Lo más posible, con el menor gasto. Y no tan, sólo con el menor gasto de dinero, sino también con el menor gasto retórico, ya que al fin la retórica constituye el lujo y la lujuria de la política. Lo más posible con el menor gasto, no ahorrando ninguna fuerza material ni espiritual, pero buscando el puesto de trabajo adecuado para cada energía. Ya que —ésta es otra paradoja inexplicable— hay energías en paro simultáneas a la "crisis de energía", de la misma manera que hay patatas que se arrojan al mar en épocas de hambre. Lo más posible con el menor gasto. Puede que sea la fórmula que propugnaba Macaulay para la "revolución protectora" que impida la "revolución destructora".

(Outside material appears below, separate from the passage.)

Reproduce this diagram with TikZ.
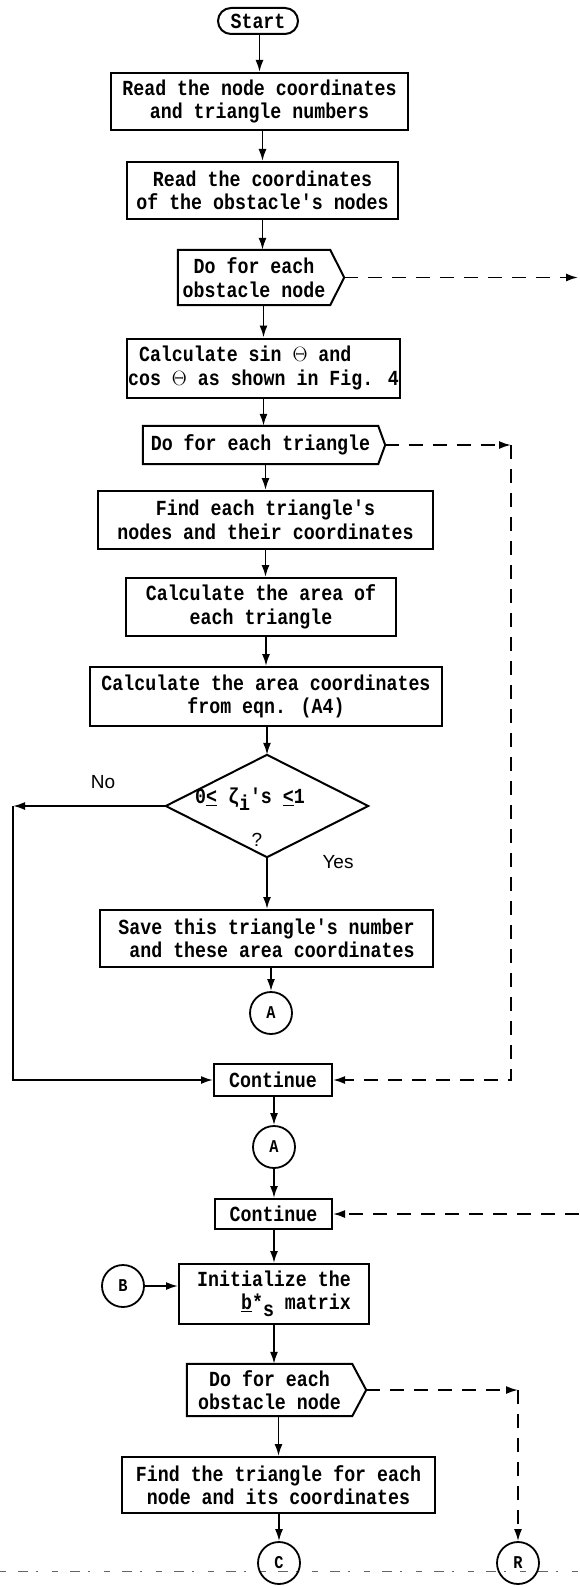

En su reciente toma de posesión, el presidente del Gobierno francés calificaba de "difícil y excelente" la labor que aguardaba a su equipo ministerial. Probablemente, porque no hay excelencia sin dificultad y porque lo fácil acarrea a la larga los máximos estorbos. Lo fácil es el lujo. Lo difícil es la acción. Es ahorrando la acción cuando surge el despilfarro barroco y detallista —retórico, lujurioso—que no se da en la Naturaleza y sí en el hombre. ¿Fue el pecado original la primera y proliferante desviación barroca?
No hay día sin palo a la sociedad de consumo, aunque ya sea un tópico. La sociedad de consumo —en el otro extremo de la economía que presidió la Creación— se agota en el mayor gasto para la adquisición del menor bien.